Syukur dalam konteks Ramadan bukan hanya sekedar ucapan terima kasih; ini adalah pengakuan mendalam atas segala nikmat yang Allah SWT berikan kepada kita, baik yang tampak maupun yang tersembunyi. Ini tentang mengakui bahwa setiap napas yang kita hirup, setiap saat yang kita jalani, dan setiap kesempatan yang datang kepada kita, semuanya adalah hadiah dari Sang Pencipta.
Ketika kita memulai perjalanan Ramadan dengan mindset ini, setiap aspek ibadah---dari puasa hingga shalat tarawih---berubah menjadi ekspresi syukur yang autentik dan sarana untuk mendekatkan diri kepada Allah.
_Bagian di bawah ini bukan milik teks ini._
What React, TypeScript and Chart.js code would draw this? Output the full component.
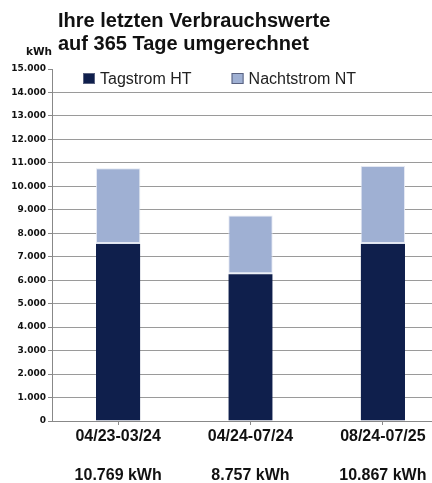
import React, { useEffect, useRef } from "react";
import { Chart, registerables } from "chart.js";

Chart.register(...registerables);

// ---- data ----
const titleLines = ["Ihre letzten Verbrauchswerte", "auf 365 Tage umgerechnet"];
const unitLabel = "kWh";
const periods = ["04/23-03/24", "04/24-07/24", "08/24-07/25"];
const totals = ["10.769 kWh", "8.757 kWh", "10.867 kWh"];
const seriesNames = ["Tagstrom HT", "Nachtstrom NT"];
const tagstromHT = [7580, 6300, 7580];
const nachtstromNT = [3189, 2457, 3287];
const yMin = 0;
const yMax = 15000;
const yStep = 1000;

const HT_COLOR = "#0f1f4c";
const NT_COLOR = "#9fb0d3";

const fmt = (v: number) => String(Math.round(v)).replace(/\B(?=(\d{3})+(?!\d))/g, ".");

const overlayPlugin = {
  id: "overlay",
  afterDraw(chart: any) {
    const ctx = chart.ctx as CanvasRenderingContext2D;
    const area = chart.chartArea;
    ctx.save();
    // title
    ctx.fillStyle = "#111";
    ctx.textAlign = "left";
    ctx.textBaseline = "alphabetic";
    ctx.font = 'bold 20px "Liberation Sans", Arial, sans-serif';
    ctx.fillText(titleLines[0], 58, 27);
    ctx.fillText(titleLines[1], 58, 49.5);
    // unit label
    ctx.font = 'bold 10.5px "DejaVu Sans", sans-serif';
    ctx.textAlign = "right";
    ctx.fillText(unitLabel, 52, 55);
    // legend
    ctx.textAlign = "left";
    ctx.font = '16px "Liberation Sans", Arial, sans-serif';
    let x = area.left + 31;
    const boxTop = 73;
    chart.data.datasets.forEach((ds: any) => {
      ctx.fillStyle = ds.backgroundColor;
      ctx.fillRect(x, boxTop, 12, 11);
      ctx.strokeStyle = "#5a6280";
      ctx.lineWidth = 1;
      ctx.strokeRect(x + 0.5, boxTop + 0.5, 11, 10);
      ctx.fillStyle = "#222";
      ctx.fillText(ds.label, x + 17, 84);
      x += 17 + ctx.measureText(ds.label).width + 40;
    });
    ctx.restore();
  },
};

export default function App() {
  const canvasRef = useRef<HTMLCanvasElement | null>(null);

  useEffect(() => {
    if (!canvasRef.current) return;
    const chart = new Chart(canvasRef.current, {
      type: "bar",
      data: {
        labels: periods.map((p, i) => [p, "", totals[i]]),
        datasets: [
          {
            label: seriesNames[0],
            data: tagstromHT,
            backgroundColor: HT_COLOR,
            borderColor: "rgba(220,226,238,0.9)",
            borderWidth: { top: 1, left: 0, right: 0, bottom: 0 },
            borderSkipped: false,
            categoryPercentage: 1,
            barPercentage: 0.335,
          },
          {
            label: seriesNames[1],
            data: nachtstromNT,
            backgroundColor: NT_COLOR,
            borderColor: "rgba(225,230,242,0.9)",
            borderWidth: 1,
            borderSkipped: false,
            categoryPercentage: 1,
            barPercentage: 0.335,
          },
        ] as any,
      },
      options: {
        responsive: false,
        animation: false,
        devicePixelRatio: 1,
        layout: { padding: { left: 0, right: 3, top: 69, bottom: 0 } },
        plugins: {
          legend: { display: false },
          title: { display: false },
          tooltip: { enabled: false },
        },
        scales: {
          x: {
            stacked: true,
            offset: true,
            grid: {
              display: true,
              drawOnChartArea: false,
              offset: false,
              tickLength: 4,
              tickColor: "#888",
            },
            border: { display: true, color: "#888" },
            ticks: {
              autoSkip: false,
              maxRotation: 0,
              minRotation: 0,
              padding: 2,
              color: "#111",
              font: { family: '"Liberation Sans", Arial, sans-serif', size: 16, weight: "bold", lineHeight: 1.22 },
            },
            afterFit: (scale: any) => {
              scale.height = 62;
            },
          } as any,
          y: {
            stacked: true,
            min: yMin,
            max: yMax,
            grid: {
              color: (c: any) => (c.tick && c.tick.value === yMax ? "rgba(0,0,0,0)" : "#9a9a9a"),
              tickColor: "#888",
              tickLength: 4,
            },
            border: { display: true, color: "#888" },
            ticks: {
              stepSize: yStep,
              padding: 2,
              color: "#111",
              font: { family: '"DejaVu Sans", sans-serif', size: 9, weight: "bold" },
              callback: (v: any) => fmt(Number(v)),
            },
            afterFit: (scale: any) => {
              scale.width = 52;
            },
          } as any,
        },
      },
      plugins: [overlayPlugin],
    });
    return () => chart.destroy();
  }, []);

  return (
    <div
      style={{
        position: "absolute",
        left: 0,
        top: 0,
        width: 432,
        height: 483,
        overflow: "hidden",
        background: "#fff",
      }}
    >
      <canvas ref={canvasRef} width={452} height={483} style={{ display: "block", width: 452, height: 483 }} />
    </div>
  );
}
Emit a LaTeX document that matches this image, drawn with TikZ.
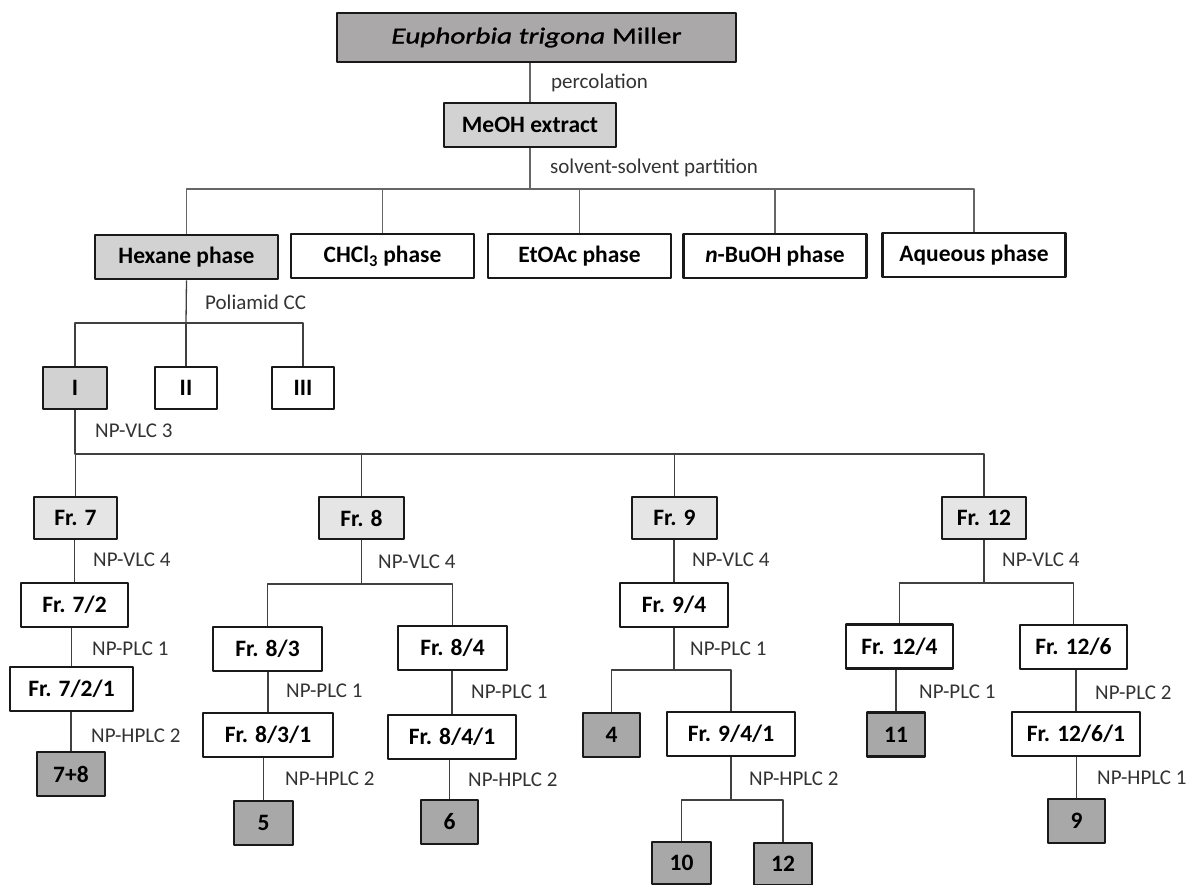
\documentclass[tikz,border=0pt]{standalone}
\usepackage{fontspec}
\setmainfont{Carlito}
\newfontfamily\widefont[FakeStretch=1.27,FakeBold=1.2]{Carlito}
\newcommand\boxfont{\fontsize{23.5}{28}\selectfont\bfseries}
\newcommand\topfont{\widefont\fontsize{23}{28}\selectfont}
\newcommand\lblfont{\fontsize{21}{25}\selectfont}
\definecolor{topfill}{RGB}{170,168,168}
\definecolor{midfill}{RGB}{210,210,210}
\definecolor{frfill}{RGB}{229,229,229}
\definecolor{cmpfill}{RGB}{168,168,168}
\begin{document}
\begin{tikzpicture}[x=1pt,y=-1pt,line join=round,
	box/.style={draw=black!90,line width=2.6pt,inner sep=0pt,font=\boxfont},
	ph/.style={box,minimum width=183pt,minimum height=44pt},
	fr/.style={box,minimum height=44pt},
	cmp/.style={box,fill=cmpfill,minimum height=44pt},
	lbl/.style={anchor=west,inner sep=0pt,font=\lblfont,text=black!80},
	conup/.style={line width=1.8pt,draw=black!60},
	con/.style={line width=1.3pt,draw=black!75}]
	\useasboundingbox (0,0) rectangle (1200,884);
	% extraction and partition
	\node[box,fill=topfill,font=\topfont,minimum width=399pt,minimum height=49pt] (plant) at (536.5,37.5) {\textit{Euphorbia trigona} Miller};
	\node[box,fill=midfill,minimum width=172pt,minimum height=44pt] (meoh) at (530,125) {MeOH extract};
	\node[ph,fill=midfill] (hex) at (186.5,257) {Hexane phase};
	\node[ph] (chl) at (382.5,256) {CHCl\textsubscript{3} phase};
	\node[ph] (eto) at (579.5,256) {EtOAc phase};
	\node[ph] (buo) at (775,256) {\textit{n}-BuOH phase};
	\node[ph] (aq) at (974,255) {Aqueous phase};
	\node[lbl] (lperc) at (551,83) {percolation};
	\node[lbl] (lpart) at (550,168) {solvent-solvent partition};
	\coordinate (s0) at (530,189);
	\draw[conup] (meoh.north) -- (meoh.north |- plant.south);
	\draw[conup] (meoh.south) -- (s0);
	\draw[conup] (hex.north) -- (hex.north |- s0) -- (aq.north |- s0) -- (aq.north);
	\foreach \n in {chl,eto,buo}
		\draw[conup] (\n.north) -- (\n.north |- s0);
	% Poliamid CC
	\node[box,fill=midfill,minimum width=64pt,minimum height=42pt] (fI) at (75,388) {I};
	\node[box,minimum width=62pt,minimum height=42pt] (fII) at (186,388) {II};
	\node[box,minimum width=62pt,minimum height=42pt] (fIII) at (303,388) {III};
	\node[lbl] (lpoli) at (205,302) {Poliamid CC};
	\coordinate (s1) at (186,323);
	\draw[con] (hex.south) -- (s1);
	\draw[con] (fI.north) -- (fI.north |- s1) -- (fIII.north |- s1) -- (fIII.north);
	\draw[con] (fII.north) -- (s1);
	% NP-VLC 3
	\node[lbl] (lvlc) at (95,431) {NP-VLC 3};
	\node[fr,fill=frfill,minimum width=83pt,minimum height=42pt] (f7) at (75.5,518) {Fr. 7};
	\node[fr,fill=frfill,minimum width=85pt,minimum height=42pt] (f8) at (361.5,518) {Fr. 8};
	\node[fr,fill=frfill,minimum width=85pt,minimum height=42pt] (f9) at (674.5,518) {Fr. 9};
	\node[fr,fill=frfill,minimum width=84pt,minimum height=42pt] (f12) at (984,518) {Fr. 12};
	\coordinate (s2) at (75,454);
	\draw[con] (fI.south) -- (fI.south |- s2) -- (f12.north |- s2) -- (f12.north);
	\foreach \n in {f7,f8,f9}
		\draw[con] (\n.north) -- (\n.north |- s2);
	% Fr. 7
	\node[fr,minimum width=107pt] (f72) at (74.5,605) {Fr. 7/2};
	\node[fr,minimum width=123pt] (f721) at (71.5,689) {Fr. 7/2/1};
	\node[cmp,minimum width=68pt] (c78) at (71,774) {7+8};
	\node[lbl] (l7a) at (93,560) {NP-VLC 4};
	\node[lbl] (l7b) at (92,649) {NP-PLC 1};
	\node[lbl] (l7c) at (91,736) {NP-HPLC 2};
	\draw[con] (f72.north) -- (f72.north |- f7.south);
	\draw[con] (f721.north) -- (f721.north |- f72.south);
	\draw[con] (c78.north) -- (c78.north |- f721.south);
	% Fr. 8
	\node[fr,minimum width=109pt] (f83) at (267.5,649) {Fr. 8/3};
	\node[fr,minimum width=130pt] (f831) at (268,735) {Fr. 8/3/1};
	\node[cmp,minimum width=59pt] (c5) at (263.5,823) {5};
	\node[fr,minimum width=109pt] (f84) at (452.5,648) {Fr. 8/4};
	\node[fr,minimum width=128pt] (f841) at (452,737) {Fr. 8/4/1};
	\node[cmp,minimum width=57pt] (c6) at (449.5,822) {6};
	\node[lbl] (l8a) at (378,562) {NP-VLC 4};
	\node[lbl] (l8b) at (286,691) {NP-PLC 1};
	\node[lbl] (l8c) at (285,779) {NP-HPLC 2};
	\node[lbl] (l8d) at (471,692) {NP-PLC 1};
	\node[lbl] (l8e) at (468,780) {NP-HPLC 2};
	\coordinate (s3) at (361.5,584);
	\draw[con] (f8.south) -- (s3);
	\draw[con] (f83.north) -- (f83.north |- s3) -- (f84.north |- s3) -- (f84.north);
	\draw[con] (f831.north) -- (f831.north |- f83.south);
	\draw[con] (c5.north) -- (c5.north |- f831.south);
	\draw[con] (f841.north) -- (f841.north |- f84.south);
	\draw[con] (c6.north) -- (c6.north |- f841.south);
	% Fr. 9
	\node[fr,minimum width=108pt] (f94) at (674,605) {Fr. 9/4};
	\node[cmp,minimum width=57pt] (c4) at (611.5,735) {4};
	\node[fr,minimum width=128pt] (f941) at (731,734) {Fr. 9/4/1};
	\node[cmp,minimum width=59pt,minimum height=42pt] (c10) at (681.5,863) {10};
	\node[cmp,minimum width=58pt,minimum height=42pt] (c12) at (783,864) {12};
	\node[lbl] (l9a) at (692,560) {NP-VLC 4};
	\node[lbl] (l9b) at (690,649) {NP-PLC 1};
	\node[lbl] (l9c) at (749,779) {NP-HPLC 2};
	\coordinate (s4) at (674,670);
	\coordinate (s5) at (731,800);
	\draw[con] (f94.north) -- (f94.north |- f9.south);
	\draw[con] (f94.south) -- (s4);
	\draw[con] (c4.north) -- (c4.north |- s4) -- (f941.north |- s4) -- (f941.north);
	\draw[con] (f941.south) -- (s5);
	\draw[con] (c10.north) -- (c10.north |- s5) -- (c12.north |- s5) -- (c12.north);
	% Fr. 12
	\node[fr,minimum width=107pt] (f124) at (899.5,646.5) {Fr. 12/4};
	\node[fr,minimum width=107pt] (f126) at (1073.5,647) {Fr. 12/6};
	\node[cmp,minimum width=58pt] (c11) at (896,734.5) {11};
	\node[fr,minimum width=128pt] (f1261) at (1076,734) {Fr. 12/6/1};
	\node[cmp,minimum width=57pt] (c9) at (1076.5,821) {9};
	\node[lbl] (l12a) at (1002,560) {NP-VLC 4};
	\node[lbl] (l12b) at (919,692) {NP-PLC 1};
	\node[lbl] (l12c) at (1095,693) {NP-PLC 2};
	\node[lbl] (l12d) at (1097,778) {NP-HPLC 1};
	\coordinate (s6) at (984,583);
	\draw[con] (f12.south) -- (s6);
	\draw[con] (f124.north) -- (f124.north |- s6) -- (f126.north |- s6) -- (f126.north);
	\draw[con] (c11.north) -- (c11.north |- f124.south);
	\draw[con] (f1261.north) -- (f1261.north |- f126.south);
	\draw[con] (c9.north) -- (c9.north |- f1261.south);
\end{tikzpicture}
\end{document}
Bersyukur atas Ujian dan Kesulitan
Dalam kehidupan ini, ujian dan kesulitan tidak bisa dihindari. Mereka merupakan bagian dari perjalanan kita, dirancang untuk membentuk karakter, ketabahan, dan keimanan kita.
Di bulan Ramadan, kita diajarkan untuk melihat ujian ini bukan sebagai beban atau hambatan, tetapi sebagai peluang untuk berkembang lebih dekat kepada Allah SWT.
Puasa, dengan tantangannya yang unik, mengajarkan kita nilai ketahanan dan kesabaran. Dalam menghadapi rasa lapar dan dahaga, kita belajar untuk mengendalikan nafsu dan emosi, menemukan kekuatan dalam ketenangan dan kesederhanaan.
Proses ini tidak hanya meningkatkan rasa syukur kita atas nikmat sehari-hari yang sering kita abaikan, tetapi juga membantu kita mengembangkan empati yang lebih dalam terhadap mereka yang setiap harinya serba kekurangan.
Lebih jauh, Ramadan mengingatkan kita bahwa Allah tidak membebani seseorang melainkan sesuai dengan kemampuannya. Dengan memahami hal ini, kita diajak untuk melihat ujian sebagai tanda kepercayaan dari Allah, percaya bahwa setiap tantangan yang kita hadapi dirancang khusus untuk kita, dengan pelajaran dan hikmah yang perlu kita ambil. Ini membuka jalan bagi rasa syukur yang lebih mendalam, karena kita menyadari bahwa setiap ujian sebenarnya adalah undangan dari Allah untuk mendekat kepada-Nya, untuk bergantung kepada-Nya, dan untuk menemukan kedamaian dalam perlindungan-Nya.